A Barcellona, passeggiando, Don Chisciotte vede un cartello che dice «Qui si stampano libri», entra e osserva il lavoro di stampa, «vedendo imprimere da una parte, correggere dall’altra, comporre di qua, sistemare di là», finisce col realizzare che quel che lì va in stampa è il suo stesso romanzo, L’ingegnoso hidalgo Don Chisciotte della Mancia, libro in cui, con meraviglia di Sancio, si narrano cose che solo lui e il suo padrone si sono detti, segreti che ora la stampa e la lettura rendono pubblici, sottoponendo i protagonisti della storia alla conoscenza e al giudizio critico, democratico. È morta la scolastica. È nato il libero giudizio.

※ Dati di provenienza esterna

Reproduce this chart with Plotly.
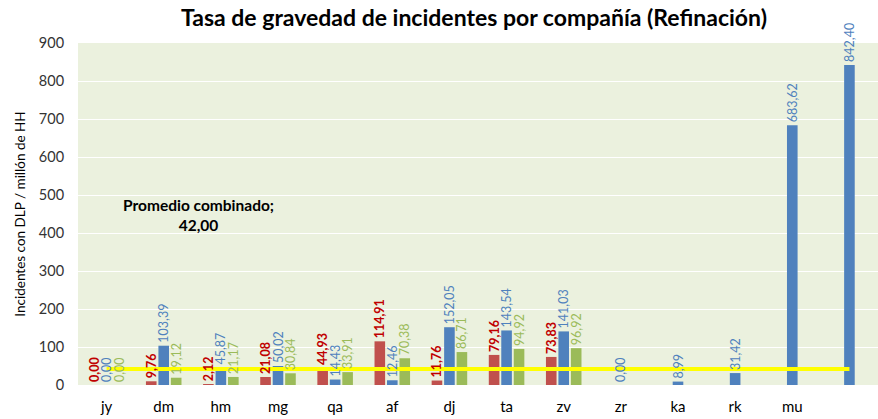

Non c’è momento che riveli meglio di questo il carattere liberatorio dell’edizione, della pubblicazione e della lettura di un libro. Da allora la letteratura, e per estensione il libro, sono diventati i depositari di una verità rivelata dall’immaginazione, vale a dire dalla facoltà umana di mediare tra la sensazione e la percezione e fondare, su tale mediazione, una nuova realtà che non esisterebbe senza l’esperienza verbale del Don Chisciotte di Cervantes o senza l’esperienza visiva de Las Meninas di Velásquez o senza l’esperienza uditiva delle Cantate di Bach.
Tuttavia, parte della novità del Don Chisciotte sta nella sua relazione molto stretta con la tradizione. Questo vale per tutte le opere innovatrici: non c’è nuova creazione che non si basi su una tradizione precedente e non c’è tradizione che sopravviva senza la linfa di una nuova creazione.
Il dialogo tra il mondo chiuso e astratto di Don Chisciotte e il mondo esistenziale e connotativo di Sancio Panza annuncia il mondo che verrà, vale a dire quello del romanzo come genere dei generi, il romanzo come liberazione dell’immaginazione, come spazio di una nuova lettura e tempo di un nuovo lettore.